Wednesday, June 17, 2026
Toye Olori
- Henry Dike, a Nigerian footballer who plies his trade in Germany, ruined his holiday after disposing refuse at a wrong spot in Lagos.
Noticing heaps of garbage in almost every corner of the city, Dike thought it did not matter to dispose refuse in any of the heaps by the roadside. But he made a mistake that he will live to regret. Instead of a restful holiday, he had to do community work for two weeks.
On that fateful day in June, Dike carried a garbage bin from his brother’s apartment in his Mercedes Benz car, emptied the contents on his way to the city.

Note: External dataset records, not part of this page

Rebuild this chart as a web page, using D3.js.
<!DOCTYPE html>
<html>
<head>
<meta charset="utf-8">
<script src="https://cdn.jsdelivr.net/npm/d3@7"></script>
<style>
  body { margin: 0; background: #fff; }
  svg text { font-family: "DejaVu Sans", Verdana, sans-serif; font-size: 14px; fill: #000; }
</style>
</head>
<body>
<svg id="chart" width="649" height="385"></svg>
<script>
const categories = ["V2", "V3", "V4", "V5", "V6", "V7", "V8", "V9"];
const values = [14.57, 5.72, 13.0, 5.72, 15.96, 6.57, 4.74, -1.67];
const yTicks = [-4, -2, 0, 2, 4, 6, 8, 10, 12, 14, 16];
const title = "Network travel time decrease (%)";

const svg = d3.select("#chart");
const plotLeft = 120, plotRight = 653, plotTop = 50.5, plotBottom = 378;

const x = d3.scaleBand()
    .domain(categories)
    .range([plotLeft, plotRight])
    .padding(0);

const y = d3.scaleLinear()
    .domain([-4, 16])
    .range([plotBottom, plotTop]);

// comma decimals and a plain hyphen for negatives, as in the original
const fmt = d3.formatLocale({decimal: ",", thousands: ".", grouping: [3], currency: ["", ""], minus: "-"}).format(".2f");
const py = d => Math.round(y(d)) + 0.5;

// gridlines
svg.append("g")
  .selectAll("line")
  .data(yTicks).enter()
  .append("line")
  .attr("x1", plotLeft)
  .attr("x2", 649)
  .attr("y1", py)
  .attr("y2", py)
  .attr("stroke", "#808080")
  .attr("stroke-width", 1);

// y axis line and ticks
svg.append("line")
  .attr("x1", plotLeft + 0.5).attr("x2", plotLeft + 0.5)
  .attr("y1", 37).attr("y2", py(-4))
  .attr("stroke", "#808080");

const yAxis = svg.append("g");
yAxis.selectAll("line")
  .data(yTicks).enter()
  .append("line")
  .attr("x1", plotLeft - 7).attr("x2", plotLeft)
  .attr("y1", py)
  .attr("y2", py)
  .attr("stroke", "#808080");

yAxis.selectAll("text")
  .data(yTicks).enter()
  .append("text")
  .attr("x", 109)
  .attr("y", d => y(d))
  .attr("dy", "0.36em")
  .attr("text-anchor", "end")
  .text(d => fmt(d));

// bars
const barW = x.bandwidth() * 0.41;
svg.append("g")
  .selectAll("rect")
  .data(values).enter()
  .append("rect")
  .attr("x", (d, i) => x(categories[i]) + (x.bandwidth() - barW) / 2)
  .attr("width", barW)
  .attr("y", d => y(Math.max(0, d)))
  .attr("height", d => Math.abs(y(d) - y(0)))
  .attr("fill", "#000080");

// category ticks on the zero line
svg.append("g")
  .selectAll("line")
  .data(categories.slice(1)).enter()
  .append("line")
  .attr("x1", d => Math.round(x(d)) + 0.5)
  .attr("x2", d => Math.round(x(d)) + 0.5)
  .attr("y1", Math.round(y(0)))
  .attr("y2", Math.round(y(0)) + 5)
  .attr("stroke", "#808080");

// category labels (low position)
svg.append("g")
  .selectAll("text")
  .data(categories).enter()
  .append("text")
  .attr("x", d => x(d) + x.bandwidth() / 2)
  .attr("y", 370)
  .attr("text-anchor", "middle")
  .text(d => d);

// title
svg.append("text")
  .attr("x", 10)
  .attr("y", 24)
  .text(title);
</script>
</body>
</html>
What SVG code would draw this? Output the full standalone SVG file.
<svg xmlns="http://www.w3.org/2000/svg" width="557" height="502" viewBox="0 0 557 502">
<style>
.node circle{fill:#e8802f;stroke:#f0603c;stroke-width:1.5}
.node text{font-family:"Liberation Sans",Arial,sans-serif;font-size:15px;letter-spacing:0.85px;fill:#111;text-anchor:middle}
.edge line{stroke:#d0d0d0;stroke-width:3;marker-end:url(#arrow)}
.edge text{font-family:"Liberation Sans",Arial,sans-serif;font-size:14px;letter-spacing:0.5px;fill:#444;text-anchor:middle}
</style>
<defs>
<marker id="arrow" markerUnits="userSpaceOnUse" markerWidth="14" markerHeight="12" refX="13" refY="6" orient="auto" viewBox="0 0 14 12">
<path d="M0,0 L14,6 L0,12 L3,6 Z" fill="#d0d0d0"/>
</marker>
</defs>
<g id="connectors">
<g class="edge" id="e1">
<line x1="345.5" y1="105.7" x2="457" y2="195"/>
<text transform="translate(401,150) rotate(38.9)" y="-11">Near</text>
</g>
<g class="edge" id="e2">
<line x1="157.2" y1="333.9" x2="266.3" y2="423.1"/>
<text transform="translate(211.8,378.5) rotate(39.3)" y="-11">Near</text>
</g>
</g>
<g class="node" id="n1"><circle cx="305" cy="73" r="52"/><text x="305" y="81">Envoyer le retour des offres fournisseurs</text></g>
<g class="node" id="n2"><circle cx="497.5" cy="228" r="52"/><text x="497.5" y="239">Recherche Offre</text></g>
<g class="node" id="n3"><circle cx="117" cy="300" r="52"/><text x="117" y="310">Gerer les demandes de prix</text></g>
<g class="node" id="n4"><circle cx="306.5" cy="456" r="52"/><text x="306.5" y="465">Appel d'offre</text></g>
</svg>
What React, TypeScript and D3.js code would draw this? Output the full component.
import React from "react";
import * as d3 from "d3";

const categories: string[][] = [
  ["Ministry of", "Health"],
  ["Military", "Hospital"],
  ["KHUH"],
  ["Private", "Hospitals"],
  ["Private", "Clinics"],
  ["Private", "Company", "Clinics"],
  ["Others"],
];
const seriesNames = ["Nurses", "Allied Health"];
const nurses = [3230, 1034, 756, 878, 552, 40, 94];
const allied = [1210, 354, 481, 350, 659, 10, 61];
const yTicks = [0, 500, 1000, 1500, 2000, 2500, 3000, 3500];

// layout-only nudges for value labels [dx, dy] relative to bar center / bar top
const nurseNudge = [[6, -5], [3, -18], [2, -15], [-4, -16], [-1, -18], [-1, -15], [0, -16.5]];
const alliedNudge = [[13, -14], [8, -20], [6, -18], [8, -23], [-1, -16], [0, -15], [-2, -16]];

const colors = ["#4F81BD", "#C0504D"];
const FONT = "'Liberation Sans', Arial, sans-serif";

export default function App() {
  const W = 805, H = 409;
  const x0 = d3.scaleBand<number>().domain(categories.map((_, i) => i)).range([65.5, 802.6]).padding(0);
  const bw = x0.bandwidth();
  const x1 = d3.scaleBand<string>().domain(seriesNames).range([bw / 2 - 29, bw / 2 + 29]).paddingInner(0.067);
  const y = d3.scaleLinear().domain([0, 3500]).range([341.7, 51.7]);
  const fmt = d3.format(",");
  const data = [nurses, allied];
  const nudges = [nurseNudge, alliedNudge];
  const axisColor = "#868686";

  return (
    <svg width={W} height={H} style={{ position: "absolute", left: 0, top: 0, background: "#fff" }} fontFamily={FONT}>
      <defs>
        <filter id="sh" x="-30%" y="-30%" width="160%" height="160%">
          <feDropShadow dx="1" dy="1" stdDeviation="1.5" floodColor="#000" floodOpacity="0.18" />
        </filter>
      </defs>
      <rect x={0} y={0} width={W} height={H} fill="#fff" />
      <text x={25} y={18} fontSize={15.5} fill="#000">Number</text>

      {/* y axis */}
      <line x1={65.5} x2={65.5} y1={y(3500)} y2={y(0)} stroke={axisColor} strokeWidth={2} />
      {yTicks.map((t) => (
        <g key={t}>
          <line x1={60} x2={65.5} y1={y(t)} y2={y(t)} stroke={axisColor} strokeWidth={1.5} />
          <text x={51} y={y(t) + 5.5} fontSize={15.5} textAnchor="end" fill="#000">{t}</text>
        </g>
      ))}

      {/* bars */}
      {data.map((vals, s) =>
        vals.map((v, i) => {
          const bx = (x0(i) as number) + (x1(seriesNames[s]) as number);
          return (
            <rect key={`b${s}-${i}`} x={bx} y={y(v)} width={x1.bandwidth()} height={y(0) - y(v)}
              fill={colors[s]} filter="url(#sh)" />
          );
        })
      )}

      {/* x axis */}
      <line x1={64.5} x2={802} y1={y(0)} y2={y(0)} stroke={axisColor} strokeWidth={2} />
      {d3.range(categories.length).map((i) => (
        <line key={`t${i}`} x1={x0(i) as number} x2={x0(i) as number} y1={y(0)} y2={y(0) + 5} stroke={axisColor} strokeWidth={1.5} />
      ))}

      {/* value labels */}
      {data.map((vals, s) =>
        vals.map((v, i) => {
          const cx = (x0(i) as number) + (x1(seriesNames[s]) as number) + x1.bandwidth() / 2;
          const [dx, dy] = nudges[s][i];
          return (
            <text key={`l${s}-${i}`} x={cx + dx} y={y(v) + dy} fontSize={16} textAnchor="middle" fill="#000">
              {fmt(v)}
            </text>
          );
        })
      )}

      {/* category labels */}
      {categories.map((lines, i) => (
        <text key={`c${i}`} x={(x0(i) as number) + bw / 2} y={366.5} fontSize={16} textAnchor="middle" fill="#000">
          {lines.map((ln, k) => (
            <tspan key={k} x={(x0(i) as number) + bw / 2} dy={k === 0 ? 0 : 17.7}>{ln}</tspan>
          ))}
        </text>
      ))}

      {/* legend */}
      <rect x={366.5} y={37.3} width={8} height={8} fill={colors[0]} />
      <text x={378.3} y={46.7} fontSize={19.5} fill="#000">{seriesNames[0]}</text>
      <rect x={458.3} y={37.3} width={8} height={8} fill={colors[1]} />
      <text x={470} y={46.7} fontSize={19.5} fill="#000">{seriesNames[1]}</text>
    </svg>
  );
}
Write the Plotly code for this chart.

He was promptly arrested by members of the council’s special anti-refuse task force, dubbed ”Operation Red Handed”.
Dike was tried in a local court. His defence: ”I saw refuse on the streets and I thought it was not illegal here to drop the refuse.”
He was sentenced to do community work using his Mercedes Benz to carry garbage to a dump site on a daily basis for two weeks. The judge told him: ”Since you love carrying and dropping refuse, it will be good for you to clear heaps of refuse on the roadside to the dump site.”
The other 15 persons arrested for dumping refuse indiscriminately, were not as lucky as Dike. They were each sentenced to three months imprisonment or to a fine of 10,000 naira (about 100 U.S. dollars).
Highways, sidewalks and every available open space and drainages in this commercial capital of Nigeria, are filled with garbage. And the streets are littered with disposable nylon sachets for packaged water, known locally as ”pure water”, which block free-flow of rain water, thereby constituting serious flooding.
”Pure water” became popular in Nigeria in the last ten years, as a means to quench thirst especially in heavy traffic jams, where young boys and girls make a living selling the iced packages of water to sweaty motorists.
Alimosho local government, where Dike spent his holiday, seems to be the only council in Lagos state, which still enforces the law on environment. Environmental activities and enforcement in the remaining 19 local governments have waned, prompting an indiscriminate dumping of refuse in the last four years.
The re-election of Governor Bola Tinubu and the appointment of Tunji Bello, an environmental journalist as the State Commissioner for Environment in June, have brought a new lease of life into the fight against filth in the state.
Slowly, some local councils are following the examples of Alimosho council.
Bello disclosed this week that Lagos state had spent over one billion naira (about 10 million U.S. dollars) to clear garbage in parts of the state. But he said the state still remained one of the dirtiest in the country.
Before the federal government introduced the National Monthly Environmental Sanitation Programme in the late 1980s, which lasted till the early 1990s, Lagos was described as the dirtiest capital of the world. With the compulsory monthly environmental sanitation exercise, the city attained an enviable position of one of the cleanest cities.
The exercise was cancelled in 1999 by President Olusegun Obasanjo, prompting Lagos, with a population of more than six million, to revert to its old appellation of the dirtiest city.
Bello has said that the state government is determined to clean up the city and ensure that it regains its past glory of being a beautiful place to live and work in.
The government has embarked on an enlightenment campaign, known as ”Kick Against Indiscipline”, to educate the public on the need to maintain a clean environment.
The state government is also planning to re-introduce the monthly environmental sanitation exercise beginning on the last Saturday of August.
Like before, between 7 a.m. and 10 a.m. of every last Saturday of the month, residents would be restricted from moving about in order to clean their environment.
Top government officials have been meeting and consulting with the public at the grassroots to enlighten them on the new campaign to clean the state.
Babajide Alo, president of Nigeria Environmental Society, notes: ”There is no reason why we can not constitute environmental committees which will be like police to the environment, which should make sure that people who litter the environment are punished appropriately using the laws that are in our books.”
”People can make money from waste. People should think of setting up recycling plants for wastes and packaged water nylon sachets. The wrappers are recyclable and they can be used again after being cleaned and recycled to make another set of wrappers,” he says.
Alo suggests that incentives be given to users of packaged water who return the wrappers to the producers. ”For example, a 100 pieces of used wrappers could fetch 20 naira (two U.S. cents) and if you return 1,000 you get 100 naira (one U.S. dollar). If we do this, our cities will be rid of pure water wrappers”.
”Recycling will ensure that the gutters and drainages are not blocked and our homes are not flooded when it rains,” he says.
”The environment is a sustainer of life and if we do not manage it well we are reducing our lifespan, we are damaging our health and these are factors that are unseen. We want to say take care of your environment so that we can have something to live behind for the coming generation,” Alo says.
Titi Anibaba, of Lagos State Ministry of Environment, says: ”We are going to re-introduce the sanitary inspectors who will go from house to house to ensure that residents clean their environment and there will be mobile courts, at least two in each local government area, to try offenders. The existing laws would be invoked to punish people who are in the habit of throwing dirt out of moving vehicles or dumping refuse indiscriminately.”
”In three months there will not be filth on Lagos roads,” she assures.